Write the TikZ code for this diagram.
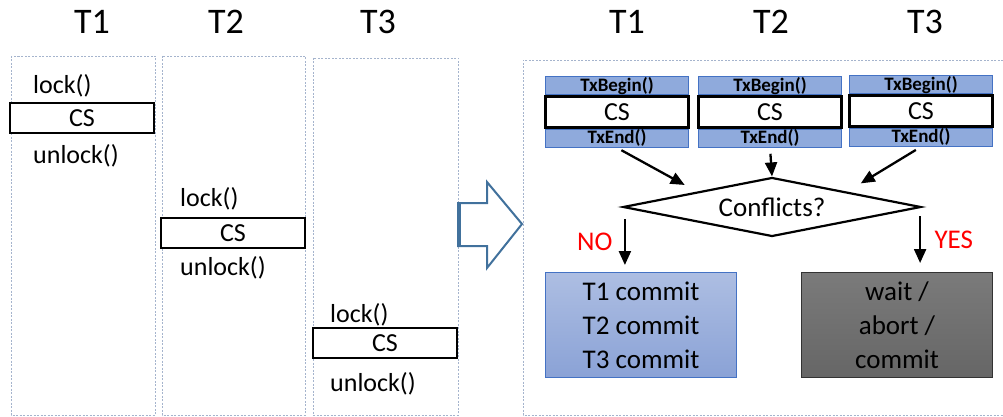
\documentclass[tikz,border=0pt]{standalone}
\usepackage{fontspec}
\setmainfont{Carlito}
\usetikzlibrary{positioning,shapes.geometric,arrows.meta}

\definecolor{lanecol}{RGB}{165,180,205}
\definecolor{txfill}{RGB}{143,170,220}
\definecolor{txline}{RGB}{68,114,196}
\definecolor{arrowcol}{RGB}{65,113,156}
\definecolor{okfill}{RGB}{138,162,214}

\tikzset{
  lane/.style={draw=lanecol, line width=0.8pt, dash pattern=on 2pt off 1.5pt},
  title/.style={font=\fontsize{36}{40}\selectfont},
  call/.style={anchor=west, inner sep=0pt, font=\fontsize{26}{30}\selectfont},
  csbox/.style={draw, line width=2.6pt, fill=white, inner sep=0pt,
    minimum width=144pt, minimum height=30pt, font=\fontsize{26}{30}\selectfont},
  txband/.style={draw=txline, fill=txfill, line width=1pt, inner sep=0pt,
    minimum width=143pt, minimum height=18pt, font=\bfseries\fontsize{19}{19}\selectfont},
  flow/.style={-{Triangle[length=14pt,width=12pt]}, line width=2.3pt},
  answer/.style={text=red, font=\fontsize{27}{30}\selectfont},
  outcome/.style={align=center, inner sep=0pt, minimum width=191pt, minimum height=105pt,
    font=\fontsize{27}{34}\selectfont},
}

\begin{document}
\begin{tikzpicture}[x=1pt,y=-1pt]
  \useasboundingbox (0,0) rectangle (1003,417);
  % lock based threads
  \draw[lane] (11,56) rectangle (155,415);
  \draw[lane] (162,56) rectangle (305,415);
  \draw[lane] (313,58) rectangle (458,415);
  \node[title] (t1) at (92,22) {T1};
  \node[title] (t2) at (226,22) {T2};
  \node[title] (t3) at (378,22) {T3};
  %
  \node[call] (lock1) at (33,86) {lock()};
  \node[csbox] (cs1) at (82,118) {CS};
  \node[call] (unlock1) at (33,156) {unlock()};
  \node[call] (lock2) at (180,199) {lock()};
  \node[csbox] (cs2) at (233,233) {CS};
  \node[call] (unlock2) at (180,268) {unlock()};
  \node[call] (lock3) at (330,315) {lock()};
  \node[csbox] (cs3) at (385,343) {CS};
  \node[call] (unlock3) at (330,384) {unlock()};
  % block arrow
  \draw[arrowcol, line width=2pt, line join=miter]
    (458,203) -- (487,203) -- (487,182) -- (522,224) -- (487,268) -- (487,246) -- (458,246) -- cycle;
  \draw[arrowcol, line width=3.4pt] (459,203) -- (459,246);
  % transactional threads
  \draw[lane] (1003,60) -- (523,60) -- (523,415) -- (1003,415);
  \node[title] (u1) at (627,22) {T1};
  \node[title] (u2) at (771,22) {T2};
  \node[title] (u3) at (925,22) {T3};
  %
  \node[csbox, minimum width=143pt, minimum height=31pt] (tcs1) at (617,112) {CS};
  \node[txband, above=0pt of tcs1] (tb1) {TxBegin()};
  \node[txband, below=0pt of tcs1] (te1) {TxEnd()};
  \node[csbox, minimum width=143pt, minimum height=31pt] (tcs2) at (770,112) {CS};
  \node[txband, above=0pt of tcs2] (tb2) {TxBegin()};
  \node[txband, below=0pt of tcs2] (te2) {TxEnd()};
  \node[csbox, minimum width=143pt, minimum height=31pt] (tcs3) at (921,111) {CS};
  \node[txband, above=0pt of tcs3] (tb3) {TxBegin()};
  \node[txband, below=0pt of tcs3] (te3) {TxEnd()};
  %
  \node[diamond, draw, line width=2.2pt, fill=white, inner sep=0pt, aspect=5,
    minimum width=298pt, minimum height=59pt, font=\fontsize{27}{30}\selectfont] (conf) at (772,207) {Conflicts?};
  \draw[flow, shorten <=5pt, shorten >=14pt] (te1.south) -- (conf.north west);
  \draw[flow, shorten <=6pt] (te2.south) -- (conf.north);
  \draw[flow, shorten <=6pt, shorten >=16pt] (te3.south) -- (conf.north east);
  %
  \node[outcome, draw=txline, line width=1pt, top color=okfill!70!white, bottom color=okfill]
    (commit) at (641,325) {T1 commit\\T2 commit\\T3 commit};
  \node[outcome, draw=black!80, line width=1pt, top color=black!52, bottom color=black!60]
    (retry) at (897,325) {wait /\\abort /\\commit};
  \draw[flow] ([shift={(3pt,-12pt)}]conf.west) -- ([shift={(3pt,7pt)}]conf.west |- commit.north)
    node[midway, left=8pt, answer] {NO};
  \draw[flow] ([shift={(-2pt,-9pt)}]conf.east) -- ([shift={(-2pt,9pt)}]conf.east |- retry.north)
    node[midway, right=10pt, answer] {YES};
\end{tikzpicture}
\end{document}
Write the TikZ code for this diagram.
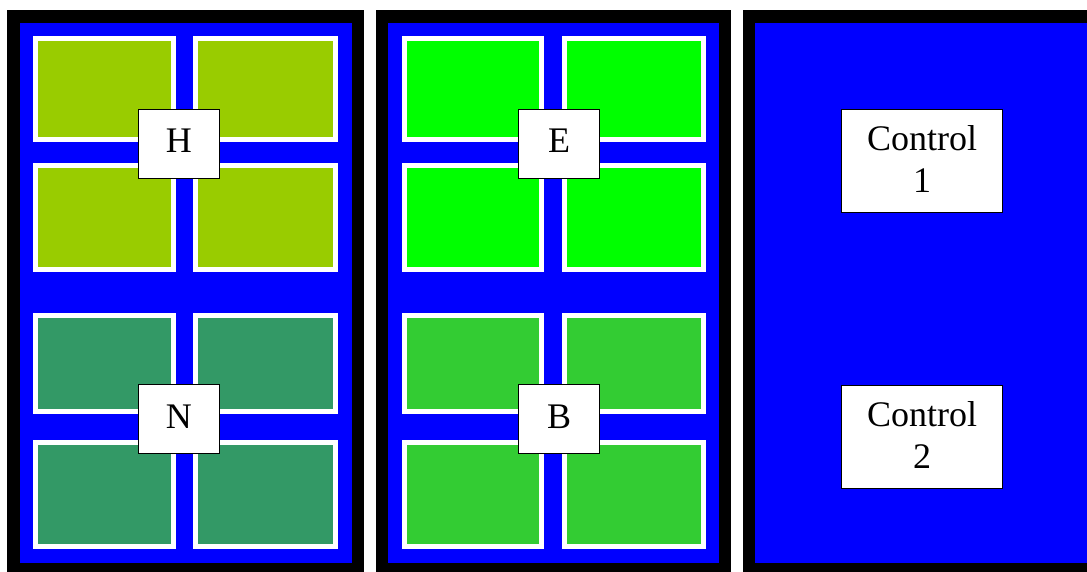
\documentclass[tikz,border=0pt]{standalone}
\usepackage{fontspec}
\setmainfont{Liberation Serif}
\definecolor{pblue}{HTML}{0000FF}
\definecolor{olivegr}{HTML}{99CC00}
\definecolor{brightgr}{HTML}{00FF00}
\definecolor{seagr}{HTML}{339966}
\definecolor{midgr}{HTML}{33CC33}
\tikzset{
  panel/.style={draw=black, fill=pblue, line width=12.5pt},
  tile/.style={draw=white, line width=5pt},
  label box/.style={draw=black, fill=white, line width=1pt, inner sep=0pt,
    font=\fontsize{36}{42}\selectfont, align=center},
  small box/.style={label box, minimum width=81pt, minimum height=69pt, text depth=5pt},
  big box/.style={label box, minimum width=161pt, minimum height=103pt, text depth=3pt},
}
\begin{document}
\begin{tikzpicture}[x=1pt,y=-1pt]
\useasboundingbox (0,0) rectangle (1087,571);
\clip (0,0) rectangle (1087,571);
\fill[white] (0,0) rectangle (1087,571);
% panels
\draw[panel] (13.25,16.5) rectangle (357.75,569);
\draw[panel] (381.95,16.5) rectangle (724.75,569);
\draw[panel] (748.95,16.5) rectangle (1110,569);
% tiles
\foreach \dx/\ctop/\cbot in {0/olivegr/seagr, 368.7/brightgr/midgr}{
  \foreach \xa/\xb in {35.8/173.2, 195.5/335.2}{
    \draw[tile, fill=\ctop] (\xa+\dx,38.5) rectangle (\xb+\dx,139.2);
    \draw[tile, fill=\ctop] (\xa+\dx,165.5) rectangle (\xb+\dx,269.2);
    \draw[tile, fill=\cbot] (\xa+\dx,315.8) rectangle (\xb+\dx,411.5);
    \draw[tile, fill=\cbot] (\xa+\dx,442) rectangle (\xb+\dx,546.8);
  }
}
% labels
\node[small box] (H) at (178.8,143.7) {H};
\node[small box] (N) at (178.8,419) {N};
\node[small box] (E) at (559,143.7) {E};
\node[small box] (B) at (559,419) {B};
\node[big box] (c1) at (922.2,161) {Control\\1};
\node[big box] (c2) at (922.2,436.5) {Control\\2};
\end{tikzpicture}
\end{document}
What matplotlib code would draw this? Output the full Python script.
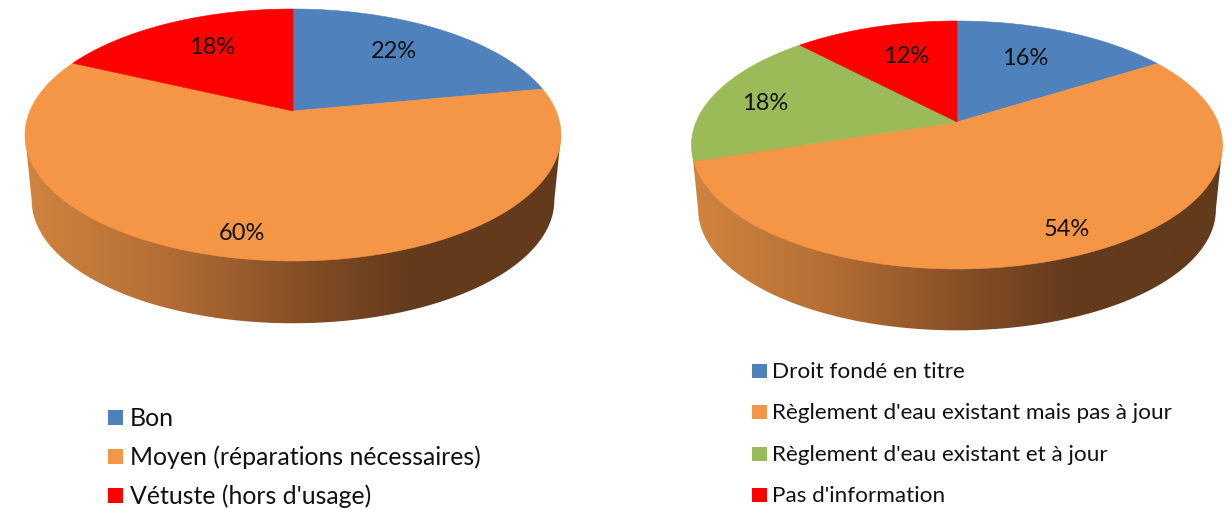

Exercise goal:
Quote the data exactly, leaving every image out of the copy.

Answer to the exercise:
Write the TikZ code for this diagram.
\documentclass[tikz,border=0pt]{standalone}
\usepackage{fontspec}
\setmainfont{Carlito}
\usetikzlibrary{positioning,shapes.geometric,arrows.meta}

\definecolor{lanecol}{RGB}{165,180,205}
\definecolor{txfill}{RGB}{143,170,220}
\definecolor{txline}{RGB}{68,114,196}
\definecolor{arrowcol}{RGB}{65,113,156}
\definecolor{okfill}{RGB}{138,162,214}

\tikzset{
  lane/.style={draw=lanecol, line width=0.8pt, dash pattern=on 2pt off 1.5pt},
  title/.style={font=\fontsize{36}{40}\selectfont},
  call/.style={anchor=west, inner sep=0pt, font=\fontsize{26}{30}\selectfont},
  csbox/.style={draw, line width=2.6pt, fill=white, inner sep=0pt,
    minimum width=144pt, minimum height=30pt, font=\fontsize{26}{30}\selectfont},
  txband/.style={draw=txline, fill=txfill, line width=1pt, inner sep=0pt,
    minimum width=143pt, minimum height=18pt, font=\bfseries\fontsize{19}{19}\selectfont},
  flow/.style={-{Triangle[length=14pt,width=12pt]}, line width=2.3pt},
  answer/.style={text=red, font=\fontsize{27}{30}\selectfont},
  outcome/.style={align=center, inner sep=0pt, minimum width=191pt, minimum height=105pt,
    font=\fontsize{27}{34}\selectfont},
}

\begin{document}
\begin{tikzpicture}[x=1pt,y=-1pt]
  \useasboundingbox (0,0) rectangle (1003,417);
  % lock based threads
  \draw[lane] (11,56) rectangle (155,415);
  \draw[lane] (162,56) rectangle (305,415);
  \draw[lane] (313,58) rectangle (458,415);
  \node[title] (t1) at (92,22) {T1};
  \node[title] (t2) at (226,22) {T2};
  \node[title] (t3) at (378,22) {T3};
  %
  \node[call] (lock1) at (33,86) {lock()};
  \node[csbox] (cs1) at (82,118) {CS};
  \node[call] (unlock1) at (33,156) {unlock()};
  \node[call] (lock2) at (180,199) {lock()};
  \node[csbox] (cs2) at (233,233) {CS};
  \node[call] (unlock2) at (180,268) {unlock()};
  \node[call] (lock3) at (330,315) {lock()};
  \node[csbox] (cs3) at (385,343) {CS};
  \node[call] (unlock3) at (330,384) {unlock()};
  % block arrow
  \draw[arrowcol, line width=2pt, line join=miter]
    (458,203) -- (487,203) -- (487,182) -- (522,224) -- (487,268) -- (487,246) -- (458,246) -- cycle;
  \draw[arrowcol, line width=3.4pt] (459,203) -- (459,246);
  % transactional threads
  \draw[lane] (1003,60) -- (523,60) -- (523,415) -- (1003,415);
  \node[title] (u1) at (627,22) {T1};
  \node[title] (u2) at (771,22) {T2};
  \node[title] (u3) at (925,22) {T3};
  %
  \node[csbox, minimum width=143pt, minimum height=31pt] (tcs1) at (617,112) {CS};
  \node[txband, above=0pt of tcs1] (tb1) {TxBegin()};
  \node[txband, below=0pt of tcs1] (te1) {TxEnd()};
  \node[csbox, minimum width=143pt, minimum height=31pt] (tcs2) at (770,112) {CS};
  \node[txband, above=0pt of tcs2] (tb2) {TxBegin()};
  \node[txband, below=0pt of tcs2] (te2) {TxEnd()};
  \node[csbox, minimum width=143pt, minimum height=31pt] (tcs3) at (921,111) {CS};
  \node[txband, above=0pt of tcs3] (tb3) {TxBegin()};
  \node[txband, below=0pt of tcs3] (te3) {TxEnd()};
  %
  \node[diamond, draw, line width=2.2pt, fill=white, inner sep=0pt, aspect=5,
    minimum width=298pt, minimum height=59pt, font=\fontsize{27}{30}\selectfont] (conf) at (772,207) {Conflicts?};
  \draw[flow, shorten <=5pt, shorten >=14pt] (te1.south) -- (conf.north west);
  \draw[flow, shorten <=6pt] (te2.south) -- (conf.north);
  \draw[flow, shorten <=6pt, shorten >=16pt] (te3.south) -- (conf.north east);
  %
  \node[outcome, draw=txline, line width=1pt, top color=okfill!70!white, bottom color=okfill]
    (commit) at (641,325) {T1 commit\\T2 commit\\T3 commit};
  \node[outcome, draw=black!80, line width=1pt, top color=black!52, bottom color=black!60]
    (retry) at (897,325) {wait /\\abort /\\commit};
  \draw[flow] ([shift={(3pt,-12pt)}]conf.west) -- ([shift={(3pt,7pt)}]conf.west |- commit.north)
    node[midway, left=8pt, answer] {NO};
  \draw[flow] ([shift={(-2pt,-9pt)}]conf.east) -- ([shift={(-2pt,9pt)}]conf.east |- retry.north)
    node[midway, right=10pt, answer] {YES};
\end{tikzpicture}
\end{document}
Write the TikZ code for this diagram.
\documentclass[tikz,border=0pt]{standalone}
\usepackage{fontspec}
\setmainfont{Liberation Serif}
\definecolor{pblue}{HTML}{0000FF}
\definecolor{olivegr}{HTML}{99CC00}
\definecolor{brightgr}{HTML}{00FF00}
\definecolor{seagr}{HTML}{339966}
\definecolor{midgr}{HTML}{33CC33}
\tikzset{
  panel/.style={draw=black, fill=pblue, line width=12.5pt},
  tile/.style={draw=white, line width=5pt},
  label box/.style={draw=black, fill=white, line width=1pt, inner sep=0pt,
    font=\fontsize{36}{42}\selectfont, align=center},
  small box/.style={label box, minimum width=81pt, minimum height=69pt, text depth=5pt},
  big box/.style={label box, minimum width=161pt, minimum height=103pt, text depth=3pt},
}
\begin{document}
\begin{tikzpicture}[x=1pt,y=-1pt]
\useasboundingbox (0,0) rectangle (1087,571);
\clip (0,0) rectangle (1087,571);
\fill[white] (0,0) rectangle (1087,571);
% panels
\draw[panel] (13.25,16.5) rectangle (357.75,569);
\draw[panel] (381.95,16.5) rectangle (724.75,569);
\draw[panel] (748.95,16.5) rectangle (1110,569);
% tiles
\foreach \dx/\ctop/\cbot in {0/olivegr/seagr, 368.7/brightgr/midgr}{
  \foreach \xa/\xb in {35.8/173.2, 195.5/335.2}{
    \draw[tile, fill=\ctop] (\xa+\dx,38.5) rectangle (\xb+\dx,139.2);
    \draw[tile, fill=\ctop] (\xa+\dx,165.5) rectangle (\xb+\dx,269.2);
    \draw[tile, fill=\cbot] (\xa+\dx,315.8) rectangle (\xb+\dx,411.5);
    \draw[tile, fill=\cbot] (\xa+\dx,442) rectangle (\xb+\dx,546.8);
  }
}
% labels
\node[small box] (H) at (178.8,143.7) {H};
\node[small box] (N) at (178.8,419) {N};
\node[small box] (E) at (559,143.7) {E};
\node[small box] (B) at (559,419) {B};
\node[big box] (c1) at (922.2,161) {Control\\1};
\node[big box] (c2) at (922.2,436.5) {Control\\2};
\end{tikzpicture}
\end{document}
What matplotlib code would draw this? Output the full Python script.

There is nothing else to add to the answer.